**TASK PROMPT**. Leave out every picture, then transcribe the rest of the listing exactly.

-- begin --

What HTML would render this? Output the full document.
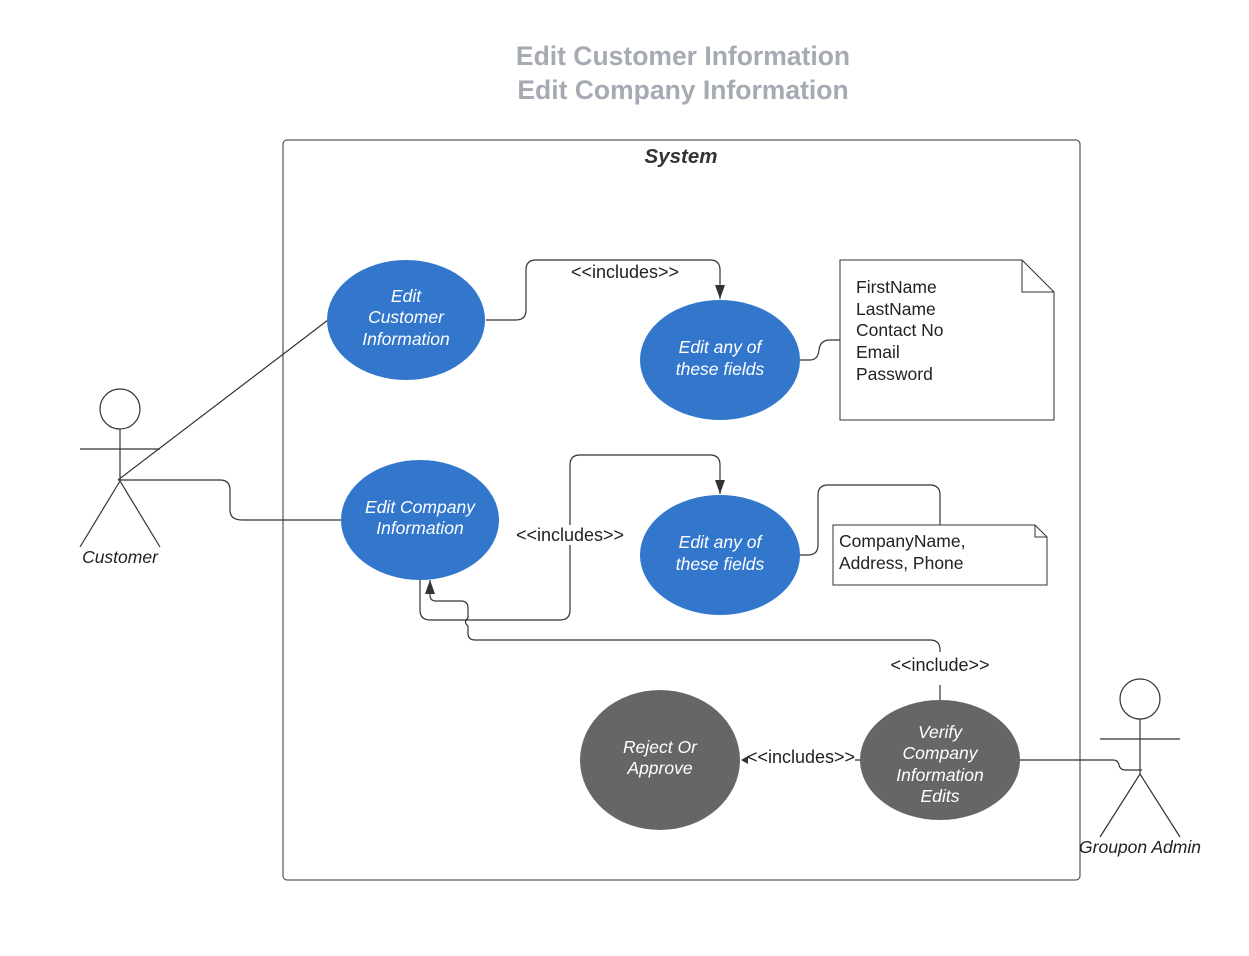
<!DOCTYPE html>
<html><head><meta charset="utf-8"><style>
html,body{margin:0;padding:0;background:#fff;}
svg{display:block;}
text{font-family:"Liberation Sans",Arial,sans-serif;}
</style></head><body>
<svg width="1249" height="956" viewBox="0 0 1249 956" xmlns="http://www.w3.org/2000/svg">
<defs>
<marker id="ar" markerWidth="14" markerHeight="10" refX="14" refY="5" orient="auto" markerUnits="userSpaceOnUse">
<path d="M0,0 L14,5 L0,10 Z" fill="#333"/>
</marker>
</defs>
<rect width="1249" height="956" fill="#fff"/>
<text x="683" y="65" text-anchor="middle" font-size="26.5" font-weight="bold" fill="#a5aab3">Edit Customer Information</text>
<text x="683" y="99" text-anchor="middle" font-size="26.5" font-weight="bold" fill="#a5aab3">Edit Company Information</text>

<rect x="283" y="140" width="797" height="740" rx="4" fill="none" stroke="#333" stroke-width="1"/>
<text x="681" y="163" text-anchor="middle" font-size="20.5" font-weight="bold" font-style="italic" fill="#333">System</text>

<g fill="none" stroke="#333" stroke-width="1.2">
<circle cx="120" cy="409" r="20"/>
<line x1="120" y1="429" x2="120" y2="481"/>
<line x1="80" y1="449" x2="160" y2="449"/>
<line x1="120" y1="481" x2="80" y2="547"/>
<line x1="120" y1="481" x2="160" y2="547"/>
<circle cx="1140" cy="699" r="20"/>
<line x1="1140" y1="719" x2="1140" y2="774"/>
<line x1="1100" y1="739" x2="1180" y2="739"/>
<line x1="1140" y1="774" x2="1100" y2="837"/>
<line x1="1140" y1="774" x2="1180" y2="837"/>
<line x1="118" y1="480" x2="328" y2="320"/>
<path d="M118,480 H220 Q230,480 230,490 V510 Q230,520 242,520 H341"/>
<path d="M486,320 H516 Q526,320 526,310 V270 Q526,260 536,260 H710 Q720,260 720,270 V299" marker-end="url(#ar)"/>
<path d="M800,360 H810 Q818,360 819,350 Q820,340 830,340 H840"/>
<path d="M420,580 V610 Q420,620 430,620 H560 Q570,620 570,610 V465 Q570,455 580,455 H710 Q720,455 720,465 V494" marker-end="url(#ar)"/>
<path d="M800,555 H808 Q818,555 818,545 V495 Q818,485 828,485 H930 Q940,485 940,495 V525"/>
<path d="M940,700 V685 M940,652 V650 Q940,640 930,640 H475 Q468,640 468,633 V626 Q463,622 468,618 V608 Q468,601 461,601 H436 Q430,601 430,595 V580" marker-end="url(#ar)"/>
<path d="M860,760 H855 M748,760 H744"/>
<path d="M1020,760 H1113 Q1118,760 1119,765 Q1120,770 1126,770 H1142"/>
</g>
<path d="M741,760 L748,756 L748,764 Z" fill="#333"/>

<path d="M840,260 H1022 L1054,292 V420 H840 Z" fill="#fff" stroke="#333" stroke-width="1"/>
<path d="M1022,260 V292 H1054" fill="none" stroke="#333" stroke-width="1"/>
<path d="M833,525 H1035 L1047,537 V585 H833 Z" fill="#fff" stroke="#333" stroke-width="1"/>
<path d="M1035,525 V537 H1047" fill="none" stroke="#333" stroke-width="1"/>
<g font-size="17.5" fill="#222">
<text x="856" y="293">FirstName</text>
<text x="856" y="315">LastName</text>
<text x="856" y="336">Contact No</text>
<text x="856" y="358">Email</text>
<text x="856" y="380">Password</text>
<text x="839" y="547">CompanyName,</text>
<text x="839" y="569">Address, Phone</text>
</g>

<ellipse cx="406" cy="320" rx="79" ry="60" fill="#3277cc"/>
<ellipse cx="720" cy="360" rx="80" ry="60" fill="#3277cc"/>
<ellipse cx="420" cy="520" rx="79" ry="60" fill="#3277cc"/>
<ellipse cx="720" cy="555" rx="80" ry="60" fill="#3277cc"/>
<ellipse cx="660" cy="760" rx="80" ry="70" fill="#666666"/>
<ellipse cx="940" cy="760" rx="80" ry="60" fill="#666666"/>

<g font-size="17.5" font-style="italic" fill="#fff" text-anchor="middle">
<text x="406" y="302">Edit</text>
<text x="406" y="323">Customer</text>
<text x="406" y="345">Information</text>
<text x="720" y="353">Edit any of</text>
<text x="720" y="375">these fields</text>
<text x="420" y="513">Edit Company</text>
<text x="420" y="534">Information</text>
<text x="720" y="548">Edit any of</text>
<text x="720" y="570">these fields</text>
<text x="660" y="753">Reject Or</text>
<text x="660" y="774">Approve</text>
<text x="940" y="738">Verify</text>
<text x="940" y="759">Company</text>
<text x="940" y="781">Information</text>
<text x="940" y="802">Edits</text>
</g>

<g font-size="18" fill="#222" text-anchor="middle">
<text x="625" y="278">&lt;&lt;includes&gt;&gt;</text>
<rect x="514" y="525" width="112" height="20" fill="#fff"/>
<text x="570" y="541">&lt;&lt;includes&gt;&gt;</text>
<text x="940" y="671">&lt;&lt;include&gt;&gt;</text>
<text x="801" y="763">&lt;&lt;includes&gt;&gt;</text>
</g>
<g font-size="17.5" font-style="italic" fill="#222" text-anchor="middle">
<text x="120" y="563">Customer</text>
<text x="1140" y="853">Groupon Admin</text>
</g>
</svg>
</body></html>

-- end --

**COMPLETE ANSWER**.
What HTML would render this? Output the full document.
<!DOCTYPE html>
<html><head><meta charset="utf-8"><style>
html,body{margin:0;padding:0;background:#fff;}
svg{display:block;}
text{font-family:"Liberation Sans",Arial,sans-serif;}
</style></head><body>
<svg width="1249" height="956" viewBox="0 0 1249 956" xmlns="http://www.w3.org/2000/svg">
<defs>
<marker id="ar" markerWidth="14" markerHeight="10" refX="14" refY="5" orient="auto" markerUnits="userSpaceOnUse">
<path d="M0,0 L14,5 L0,10 Z" fill="#333"/>
</marker>
</defs>
<rect width="1249" height="956" fill="#fff"/>
<text x="683" y="65" text-anchor="middle" font-size="26.5" font-weight="bold" fill="#a5aab3">Edit Customer Information</text>
<text x="683" y="99" text-anchor="middle" font-size="26.5" font-weight="bold" fill="#a5aab3">Edit Company Information</text>

<rect x="283" y="140" width="797" height="740" rx="4" fill="none" stroke="#333" stroke-width="1"/>
<text x="681" y="163" text-anchor="middle" font-size="20.5" font-weight="bold" font-style="italic" fill="#333">System</text>

<g fill="none" stroke="#333" stroke-width="1.2">
<circle cx="120" cy="409" r="20"/>
<line x1="120" y1="429" x2="120" y2="481"/>
<line x1="80" y1="449" x2="160" y2="449"/>
<line x1="120" y1="481" x2="80" y2="547"/>
<line x1="120" y1="481" x2="160" y2="547"/>
<circle cx="1140" cy="699" r="20"/>
<line x1="1140" y1="719" x2="1140" y2="774"/>
<line x1="1100" y1="739" x2="1180" y2="739"/>
<line x1="1140" y1="774" x2="1100" y2="837"/>
<line x1="1140" y1="774" x2="1180" y2="837"/>
<line x1="118" y1="480" x2="328" y2="320"/>
<path d="M118,480 H220 Q230,480 230,490 V510 Q230,520 242,520 H341"/>
<path d="M486,320 H516 Q526,320 526,310 V270 Q526,260 536,260 H710 Q720,260 720,270 V299" marker-end="url(#ar)"/>
<path d="M800,360 H810 Q818,360 819,350 Q820,340 830,340 H840"/>
<path d="M420,580 V610 Q420,620 430,620 H560 Q570,620 570,610 V465 Q570,455 580,455 H710 Q720,455 720,465 V494" marker-end="url(#ar)"/>
<path d="M800,555 H808 Q818,555 818,545 V495 Q818,485 828,485 H930 Q940,485 940,495 V525"/>
<path d="M940,700 V685 M940,652 V650 Q940,640 930,640 H475 Q468,640 468,633 V626 Q463,622 468,618 V608 Q468,601 461,601 H436 Q430,601 430,595 V580" marker-end="url(#ar)"/>
<path d="M860,760 H855 M748,760 H744"/>
<path d="M1020,760 H1113 Q1118,760 1119,765 Q1120,770 1126,770 H1142"/>
</g>
<path d="M741,760 L748,756 L748,764 Z" fill="#333"/>

<path d="M840,260 H1022 L1054,292 V420 H840 Z" fill="#fff" stroke="#333" stroke-width="1"/>
<path d="M1022,260 V292 H1054" fill="none" stroke="#333" stroke-width="1"/>
<path d="M833,525 H1035 L1047,537 V585 H833 Z" fill="#fff" stroke="#333" stroke-width="1"/>
<path d="M1035,525 V537 H1047" fill="none" stroke="#333" stroke-width="1"/>
<g font-size="17.5" fill="#222">
<text x="856" y="293">FirstName</text>
<text x="856" y="315">LastName</text>
<text x="856" y="336">Contact No</text>
<text x="856" y="358">Email</text>
<text x="856" y="380">Password</text>
<text x="839" y="547">CompanyName,</text>
<text x="839" y="569">Address, Phone</text>
</g>

<ellipse cx="406" cy="320" rx="79" ry="60" fill="#3277cc"/>
<ellipse cx="720" cy="360" rx="80" ry="60" fill="#3277cc"/>
<ellipse cx="420" cy="520" rx="79" ry="60" fill="#3277cc"/>
<ellipse cx="720" cy="555" rx="80" ry="60" fill="#3277cc"/>
<ellipse cx="660" cy="760" rx="80" ry="70" fill="#666666"/>
<ellipse cx="940" cy="760" rx="80" ry="60" fill="#666666"/>

<g font-size="17.5" font-style="italic" fill="#fff" text-anchor="middle">
<text x="406" y="302">Edit</text>
<text x="406" y="323">Customer</text>
<text x="406" y="345">Information</text>
<text x="720" y="353">Edit any of</text>
<text x="720" y="375">these fields</text>
<text x="420" y="513">Edit Company</text>
<text x="420" y="534">Information</text>
<text x="720" y="548">Edit any of</text>
<text x="720" y="570">these fields</text>
<text x="660" y="753">Reject Or</text>
<text x="660" y="774">Approve</text>
<text x="940" y="738">Verify</text>
<text x="940" y="759">Company</text>
<text x="940" y="781">Information</text>
<text x="940" y="802">Edits</text>
</g>

<g font-size="18" fill="#222" text-anchor="middle">
<text x="625" y="278">&lt;&lt;includes&gt;&gt;</text>
<rect x="514" y="525" width="112" height="20" fill="#fff"/>
<text x="570" y="541">&lt;&lt;includes&gt;&gt;</text>
<text x="940" y="671">&lt;&lt;include&gt;&gt;</text>
<text x="801" y="763">&lt;&lt;includes&gt;&gt;</text>
</g>
<g font-size="17.5" font-style="italic" fill="#222" text-anchor="middle">
<text x="120" y="563">Customer</text>
<text x="1140" y="853">Groupon Admin</text>
</g>
</svg>
</body></html>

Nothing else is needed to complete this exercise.